Otra de Piratas
y lo que hay en el camino
Edgar
A. G. Encina Artículo publicado en la revista QuehacerUAZ
El miércoles 9 de
septiembre Fernanda Melchor (Veracruz, 1982)
incendió Twitter. «Si quieren verse generosos, regalen las nalgas, culeros, no
mis libros en pdf!» [sic],
escribió en respuesta a que cierto personaje había estado haciendo eso; obsequiar
fragmentada y/o totalmente Temporada de huracanes (Random
House, 2019) a cuanto hijo de vecino le solicitara. De
inmediato, los medios que reprodujeron la información tomaron partido en contra
de la postura de la autora, atenuándola con algo de simpatía y acusando a los
altos costos que los libros tienen en el mercado legal. Al final hemos visto —una
vez más— la cobertura suave, rudimentaria e incompleta que no pondera ni debate
ni se posiciona.
Paradójicamente,
esa semana, la que corrió del 6 al 12 de septiembre, el editor de una editorial
emergente-independiente me hizo llegar vía inbox «La vida entrepiratas», porque «va de tus temas», acertó. 40 páginas correspondientes Labalada de Rocky Rontal (unam-Antílope,
2017)
donde Daniel Alarcón (Perú, 1977)
«nos lleva a descubrir la sonoridad de un puñado de relatos que resuenan a lo
largo y ancho del continente… acerca[ndonos] a
las vidas que tratamos de esconder y que muchas veces catalogamos como
desechables, aunque no lo sean», previene la página literatura.unam.mx.
Es
«La vida entre piratas» un momento físico, real y tangible al que atendemos desde
varios relatos con el mismo deshilado: la potente empresa de piratería
editorial peruana que acomete voraz a las trasnacionales y empresas locales/regionales
que se dedican al negocio de editar, imprimir y distribuir libros. Esos piratas
dan:
trabajo a más
gente que los editores formales y vendedores de libro, y su impacto económico
combinado fue estimado en cincuenta y dos millones de dólares, el equivalente
aproximado al cien por ciento de las ganancias de la industria. Los piratas
operan a plena luz del día: los vendedores salen a las calles de la capital,
con sus pesadas pilas de libros que ofrecen a los autos detenidos en el
tráfico, o tienden un pedazo de plástico azul en la vereda, para exhibir la
mercancía de manera que todos puedan verla. Están frente a las escuelas,
institutos y edificios de gobierno, o deambulando por los pasillos de los
mercados donde la mayoría de los limeños hacen sus compras.
Entre
los temas de fondo que asoman el tweet de Fernanda Melchor y el
relato-investigación de Daniel Alarcón, destaco dos:
La
primera, la libertad expresa con que hace uso un tercero de un bien creativo
ajeno. Respecto de las leyes patrimoniales de México en ese caso no hay mucho
por hacer, basta con ampararse en la afirmación de que la reproducción es de carácter
personal y sin files de lucro, porque «Las limitaciones de los derechos
patrimoniales … lo permiten. | Fotocópiele o reproduzca en pdf, que es su derecho», invita Impronta
Casa Editorial.
La
segunda, la rodante percepción de gratuidad que desbarata todo lo que tiene que
ver con los derechos de autor, enfatizado ámbitos culturales y artísticos. La percepción
apunta a que el común se ha quedado con la idea de que la literatura, la música
o el teatro, por ejemplo, son bienes de consumo sin costo ni valederos para la remuneración
económica. Lo contrario sólo aplica cuando el producto proviene de una
plataforma multinacional como Netflix, Spotify, Amazon Prime Reading y otras. Estamos
frente a la humareda de la gratuidad azuzada desde internet.

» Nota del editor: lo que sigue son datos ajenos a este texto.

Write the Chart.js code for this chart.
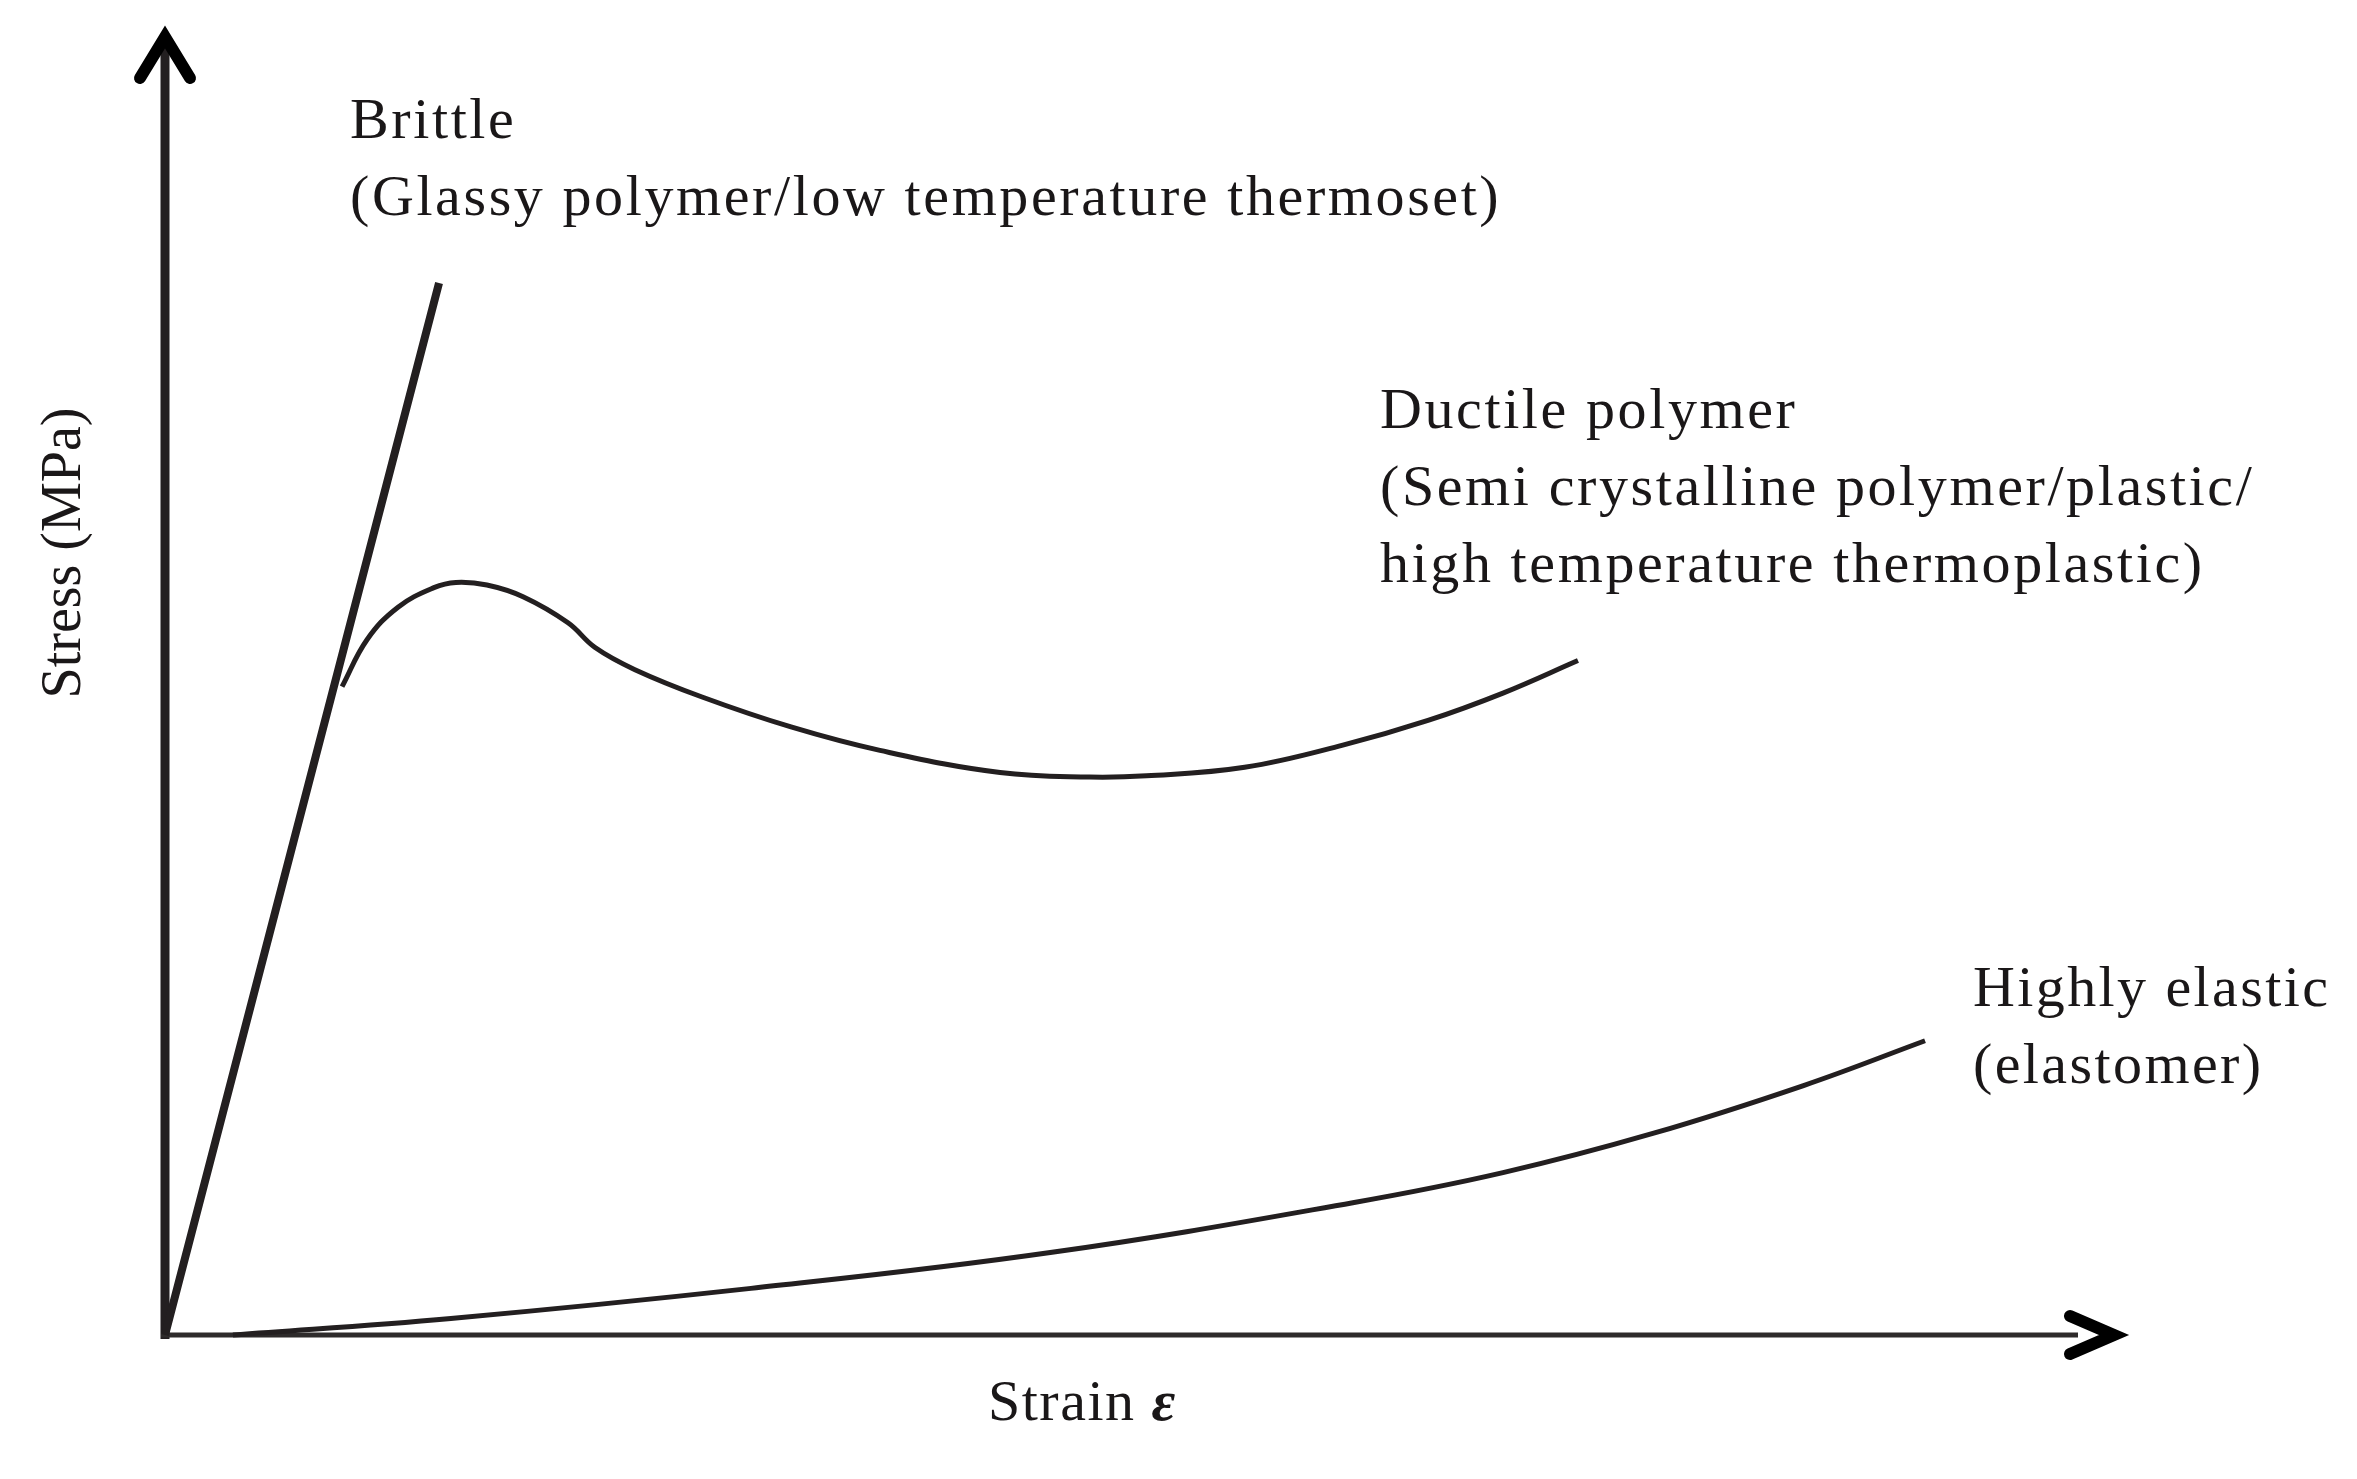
<!DOCTYPE html>
<html>
<head>
<meta charset="utf-8">
<title>Stress-strain curves</title>
<script src="https://cdn.jsdelivr.net/npm/chart.js@4"></script>
<style>
  html, body { margin: 0; padding: 0; background: #fff; }
  #wrap { width: 2357px; height: 1479px; position: relative; }
</style>
</head>
<body>
<div id="wrap"><canvas id="stressChart"></canvas></div>
<script>
// values (strain / stress in arbitrary units, 0-100)
const brittleStrain = [0, 13.96];
const brittleStress = [0, 80.8];

const ductileStrain = [9.02, 10.29, 11.87, 13.70, 14.82, 16.40, 18.24, 20.53, 21.91, 23.94, 27.36, 31.89, 36.42, 42.54, 47.10, 50.0, 55.0, 60.0, 64.34, 68.16, 71.98];
const ductileStress = [49.8, 53.4, 55.9, 57.4, 57.8, 57.6, 56.7, 54.7, 52.8, 51.1, 49.0, 46.7, 44.9, 43.2, 42.85, 42.95, 43.6, 45.3, 47.2, 49.3, 51.8];

const elasticStrain = [3.46, 14.56, 29.85, 45.19, 60.51, 68.16, 75.84, 83.47, 89.66];
const elasticStress = [0, 1.27, 3.58, 6.35, 10.16, 12.47, 15.5, 19.16, 22.6];

const brittleLabel = ["Brittle", "(Glassy polymer/low temperature thermoset)"];
const ductileLabel = ["Ductile polymer", "(Semi crystalline polymer/plastic/", "high temperature thermoplastic)"];
const elasticLabel = ["Highly elastic", "(elastomer)"];
const xTitle = "Strain ";
const xSymbol = "ε";
const yTitle = "Stress (MPa)";

const ink = "#231f20";
const serif = "'Liberation Serif', 'Times New Roman', serif";

function toPoints(xs, ys) {
  return xs.map((x, i) => ({ x: x, y: ys[i] }));
}

// axes with arrow heads + text labels, drawn from the scales
const sketchPlugin = {
  id: "sketch",
  beforeDatasetsDraw(chart) {
    const c = chart.ctx;
    const sx = chart.scales.x, sy = chart.scales.y;
    const x0 = sx.getPixelForValue(0), y0 = sy.getPixelForValue(0);
    const xEnd = sx.getPixelForValue(100), yEnd = sy.getPixelForValue(100);
    c.save();
    c.strokeStyle = ink;
    c.lineCap = "butt";
    // y axis
    c.lineWidth = 9;
    c.beginPath(); c.moveTo(x0, y0 + 4); c.lineTo(x0, yEnd + 6); c.stroke();
    // x axis
    c.strokeStyle = "#2e2b2b";
    c.lineWidth = 5;
    c.beginPath(); c.moveTo(x0 - 4, y0); c.lineTo(xEnd - 50, y0); c.stroke();
    // arrow heads
    c.strokeStyle = "#000";
    c.lineWidth = 12;
    c.lineCap = "round";
    c.lineJoin = "miter";
    c.beginPath();
    c.moveTo(x0 - 25, yEnd + 45); c.lineTo(x0, yEnd + 4); c.lineTo(x0 + 25, yEnd + 45);
    c.stroke();
    c.beginPath();
    c.moveTo(xEnd - 58, y0 - 19); c.lineTo(xEnd - 14, y0); c.lineTo(xEnd - 58, y0 + 19);
    c.stroke();
    c.restore();
  },
  afterDraw(chart) {
    const c = chart.ctx;
    c.save();
    c.fillStyle = "#1a1718";
    c.textBaseline = "alphabetic";
    c.textAlign = "left";
    c.font = "58px " + serif;
    c.letterSpacing = "2.6px";
    const lineGap = 77;
    brittleLabel.forEach((t, i) => c.fillText(t, 350, 138 + i * lineGap));
    ductileLabel.forEach((t, i) => c.fillText(t, 1380, 428 + i * lineGap));
    c.letterSpacing = "2.4px";
    elasticLabel.forEach((t, i) => c.fillText(t, 1973, 1006 + i * lineGap));

    // x axis title
    c.letterSpacing = "1.5px";
    const w = c.measureText(xTitle).width;
    c.fillText(xTitle, 988, 1420);
    c.font = "italic bold 58px " + serif;
    c.fillText(xSymbol, 988 + w, 1420);

    // y axis title
    c.font = "56px " + serif;
    c.letterSpacing = "0px";
    c.translate(80, 553);
    c.rotate(-Math.PI / 2);
    c.textAlign = "center";
    c.fillText(yTitle, 0, 0);
    c.restore();
  }
};

const chart = new Chart(document.getElementById("stressChart"), {
  type: "scatter",
  data: {
    datasets: [
      { label: "Brittle", data: toPoints(brittleStrain, brittleStress), borderWidth: 8 },
      { label: "Ductile", data: toPoints(ductileStrain, ductileStress), borderWidth: 5 },
      { label: "Elastic", data: toPoints(elasticStrain, elasticStress), borderWidth: 5 }
    ].map(d => Object.assign(d, {
      showLine: true,
      borderColor: ink,
      pointRadius: 0,
      tension: 0.4,
      clip: false
    }))
  },
  options: {
    responsive: true,
    maintainAspectRatio: false,
    animation: false,
    layout: { padding: { left: 165, top: 33, right: 229, bottom: 144 } },
    scales: {
      x: { type: "linear", min: 0, max: 100, display: false },
      y: { type: "linear", min: 0, max: 100, display: false }
    },
    plugins: { legend: { display: false }, tooltip: { enabled: false } }
  },
  plugins: [sketchPlugin]
});
</script>
</body>
</html>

En medio del par de asuntos se ha extendido la
justificación de la precariedad del consumidor. ¡Precariedad la del
autor-creador que exponiendo su trabajo queda expuesto! Vaya paradoja. Aunque,
por otro lado, la estadística de mercadeo aduce que la lectura de pdf’s aumenta las ventas del libro
físico. Chocante, lo menos. Quizá funciona similar a la música que luego de
escuchar a su artista en sus audífonos está dispuesto a hacer el gasto del
concierto. Sin embargo, en literatura —hasta no leer los datos que guardan
celosamente las editoriales— hay mucho qué estudiar.